– Что вы! Я не даю ему эти карточки специально. Джейк сам берет их, когда выходит. Мне даже иногда приходится отбирать их у него, чтобы надеть на него рубашку. Он даже спать с ними ложится!

Учительница Джейка ерзает на диване.

– Мне кажется, вам следует понять, что можно ожидать от Джейкоба, миссис Барнетт. Наша цель – научить его обслуживать себя в рамках программы по жизнеобеспечению. Мы в основном должны сосредоточиться на том, чтобы помочь ему когда-нибудь научиться самостоятельно одеваться. – Ее голос звучал корректно, но достаточно жестко, по крайней мере, было ясно, что она хочет сказать.

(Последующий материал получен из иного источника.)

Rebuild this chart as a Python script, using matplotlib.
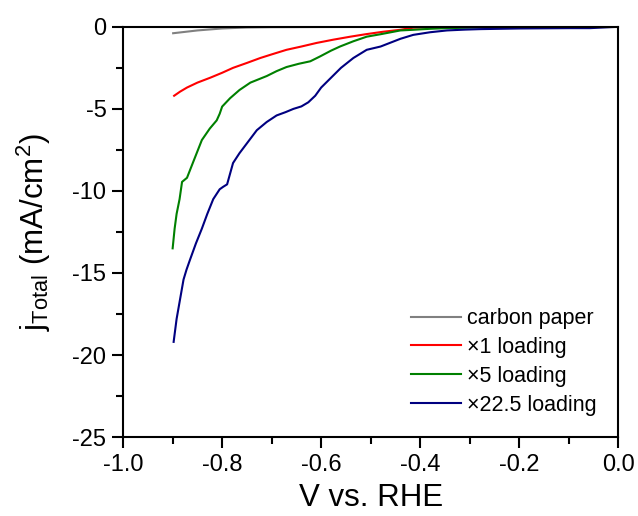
import numpy as np
import matplotlib
matplotlib.use("Agg")
import matplotlib.pyplot as plt
from matplotlib.ticker import MultipleLocator

plt.rcParams['font.family'] = ['Liberation Sans', 'DejaVu Sans']

# carbon paper
v_cp = [-0.899, -0.85, -0.8, -0.75, -0.7, -0.6, -0.4, -0.2, 0.0]
j_cp = [-0.39, -0.22, -0.1, -0.04, -0.02, -0.01, 0.0, 0.0, 0.0]

# x1 loading
v_1 = [-0.897, -0.885, -0.871, -0.85, -0.824, -0.8, -0.778, -0.75, -0.723, -0.7, -0.67,
       -0.64, -0.609, -0.575, -0.541, -0.51, -0.475, -0.44, -0.414, -0.38, -0.3, -0.2, -0.1, 0.0]
j_1 = [-4.2, -3.95, -3.7, -3.4, -3.1, -2.8, -2.5, -2.2, -1.9, -1.68, -1.4,
       -1.2, -0.98, -0.78, -0.6, -0.45, -0.3, -0.18, -0.05, -0.03, -0.01, 0.0, 0.0, 0.0]

# x5 loading
v_5 = [-0.9, -0.896, -0.892, -0.886, -0.881, -0.871, -0.858, -0.841, -0.825, -0.811, -0.805,
       -0.8, -0.784, -0.765, -0.743, -0.71, -0.69, -0.67, -0.645, -0.622, -0.602, -0.58,
       -0.562, -0.535, -0.508, -0.48, -0.44, -0.414, -0.38, -0.346, -0.3, -0.27, -0.2, -0.1, 0.0]
j_5 = [-13.5, -12.3, -11.4, -10.5, -9.45, -9.2, -8.2, -6.9, -6.2, -5.7, -5.3,
       -4.86, -4.35, -3.85, -3.4, -3.0, -2.7, -2.45, -2.25, -2.1, -1.8, -1.45,
       -1.2, -0.88, -0.6, -0.45, -0.22, -0.18, -0.12, -0.08, -0.05, -0.03, -0.01, 0.0, 0.0]

# x22.5 loading
v_22 = [-0.898, -0.895, -0.892, -0.885, -0.878, -0.872, -0.865, -0.853, -0.841, -0.83,
        -0.818, -0.805, -0.798, -0.79, -0.778, -0.765, -0.75, -0.73, -0.71, -0.69, -0.672,
        -0.656, -0.64, -0.626, -0.612, -0.6, -0.58, -0.56, -0.535, -0.508, -0.48, -0.44,
        -0.414, -0.38, -0.346, -0.31, -0.279, -0.2, -0.1, -0.057, -0.016, 0.0]
j_22 = [-19.2, -18.5, -17.8, -16.6, -15.4, -14.8, -14.2, -13.2, -12.3, -11.4,
        -10.5, -9.9, -9.75, -9.6, -8.3, -7.7, -7.1, -6.3, -5.8, -5.4, -5.2,
        -5.0, -4.85, -4.6, -4.2, -3.7, -3.1, -2.5, -1.9, -1.4, -1.2, -0.73,
        -0.49, -0.33, -0.22, -0.17, -0.14, -0.1, -0.08, -0.08, -0.02, 0.0]

labels = ['carbon paper', '\u00d71 loading', '\u00d75 loading', '\u00d722.5 loading']
colors = ['#808080', '#ff0000', '#008000', '#000080']

fig = plt.figure(figsize=(6.38, 5.16), dpi=100)
ax = fig.add_axes([0.193, 0.153, 0.776, 0.795])

series = [(v_cp, j_cp), (v_1, j_1), (v_5, j_5), (v_22, j_22)]
for (v, j), lab, c in zip(series, labels, colors):
    ax.plot(v, j, color=c, lw=1.5, label=lab)

ax.set_xlim(-1.0, 0.0)
ax.set_ylim(-25, 0)
ax.xaxis.set_major_locator(MultipleLocator(0.2))
ax.xaxis.set_minor_locator(MultipleLocator(0.1))
ax.yaxis.set_major_locator(MultipleLocator(5))
ax.yaxis.set_minor_locator(MultipleLocator(2.5))
ax.xaxis.set_major_formatter(plt.FuncFormatter(lambda x, p: '%.1f' % x if abs(x) > 1e-9 else '0.0'))
ax.yaxis.set_major_formatter(plt.FuncFormatter(lambda y, p: '%d' % y))
ax.tick_params(which='major', direction='out', length=8, width=1.5, labelsize=17, pad=4)
ax.tick_params(which='minor', direction='out', length=5, width=1.5)
for s in ax.spines.values():
    s.set_linewidth(1.5)

ax.set_xlabel('V vs. RHE', fontsize=22.5, labelpad=5)
ax.set_ylabel('j$_\\mathregular{Total}$ (mA/cm$^\\mathregular{2}$)', fontsize=22.5, labelpad=14)

ax.legend(loc='lower right', frameon=False, fontsize=15.5, handlelength=2.3,
          handletextpad=0.3, labelspacing=0.36, borderaxespad=0.6)

fig.savefig('out.png', dpi=100)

– Да, да, конечно, я знаю об этом. Мы работаем дома, развиваем и эти навыки тоже. Но ему очень нравятся эти карточки…

– Извините, миссис Барнетт. Я хочу сказать, что вам вряд ли стоит беспокоиться о том, что Джейку понадобится алфавит.

И тогда я наконец осознала, что учительница моего сына пыталась заставить меня понять. Она хотела убедиться, что я четко представляю себе цели программы по жизнеобеспечению. Она не сказала, что я слишком поторопилась с алфавитными карточками. Она сказала, что нам никогда не придется беспокоиться о том, знает Джейк алфавит или нет, поскольку они уверены: он никогда не сможет читать.

Момент был ужасающим, да еще это произошло в тот год, когда подобных ситуаций было достаточно много. Джейку совсем незадолго до этого поставили диагноз: аутизм, а я в конце концов поняла, что совершенно неясно, когда Джейк достигнет определенных рубежей, которые обязательны для любого ребенка (да и будет ли это вообще). В течение почти целого года я неумолимо приближалась к принятию вопиющей, безжизненной неуверенности аутизма. Я находилась как бы в стороне, наблюдая, как исчезают многие навыки Джейка, такие как чтение и способность говорить. Но я не собиралась позволить кому бы то ни было поставить крест на потенциальных возможностях этого ребенка в таком раннем возрасте: ему едва лишь исполнилось три года, и болен он аутизмом или нет, не имело принципиального значения.

Как бы там ни было, я не питала особых надежд, что Джейк когда-нибудь научится читать, но я также не могла допустить и того, чтобы кто-то посмел устанавливать ограничительные рамки, да еще такие низкие, в том, что мы можем ожидать от этого ребенка. Тем утром мне показалось, что учительница Джейка захлопнула перед ним дверь в будущее.

Ужасно для родителя действовать, отвергая рекомендации профессионалов, но глубоко в душе я знала, что, если Джейка направят к специалисту, он замкнется. Поэтому приняла решение следовать собственным инстинктам и обрела надежду, а не потеряла ее. Я решила не тратить время впустую, пытаясь переубедить учителей и врачей в его школе. Не стала уговаривать их изменить мнение или методы. Я не хотела выступать против системы или заставлять испытывать то, что считала правильным для Джейка, на других детях. Вместо того чтобы нанимать юристов, экспертов и адвокатов, стремясь получить то, что было нужно Джейку, я предпочла давать это непосредственно ему. Я приняла решение делать все, что считала необходимым для того, чтобы помочь ему раскрыться полностью – к чему бы это ни привело. В результате мне пришлось принять самое ужасное в моей жизни решение. Это означало идти против экспертов и даже против моего мужа, Майкла. Тогда же я решила поддержать увлечение Джейка. Возможно, он именно таким образом, с помощью своих любимых алфавитных карточек, пытался научиться читать, а может быть, и нет. Как бы там ни было, вместо того чтобы забрать их у него, я постаралась, чтобы они всегда у него были и столько, сколько ему хотелось.